# [HELP!] Orinoco Gold Wireless Card is not shown under lspci

## sonicbhoc

Hey, I got an orinoco gold wireless card from one of my teachers along with a xircom ethernet card.

I got the xircom working perfectly (although I used the wrong driver at first, and wondered why it didn't work).

Next, I popped in the orinoco card to check the chipset to see if it would work with the kernel or ndiswrapper.

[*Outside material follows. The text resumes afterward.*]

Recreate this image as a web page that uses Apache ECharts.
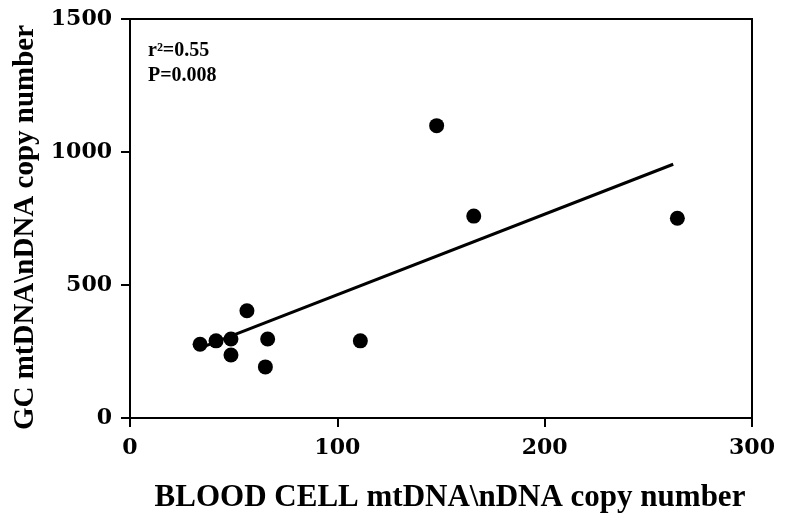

It said card inserted in slot 0. Sweet.

lspci returned nothing. NOT sweet. So, it is picked up by PCMCIA but not lspci. I can't think of why this would be happening. The xircom was picked up nicely and works like a dream, but the orinoco card isn't even shown at lspci so I can't find the correct chipset drivers in the kernel or on the internet.Last edited by sonicbhoc on Tue Nov 21, 2006 3:56 pm; edited 1 time in total

----------

## mbjr

Can you post what your syslog says when you insert the card?

----------

## sonicbhoc

All it says is:

pccard: PCMCIA card inserted into slot 0

ejecting it gives me:

pccard: PCMCIA card ejected from slot 0

nothing interesting. Using slot 1 gives me the same things but with slot 1 instead of 0.

After this pile of 256 updates finish and I check everything for errors, I'll try updating the bios.

----------

## sonicbhoc

Well? Does anybody think they know what's going on? I can't figure it out.

----------

## sonicbhoc

help please! I could really use wireless.

----------

## sonicbhoc

Anybody home? I'm still no closer to getting the stupid thing to work than I was when I started this thread <_<

All google got me was positive results for this card working under linux - all the more reason for me to try and get the thing working! Someone here has to have even the slightest idea of why this is happening to me!

----------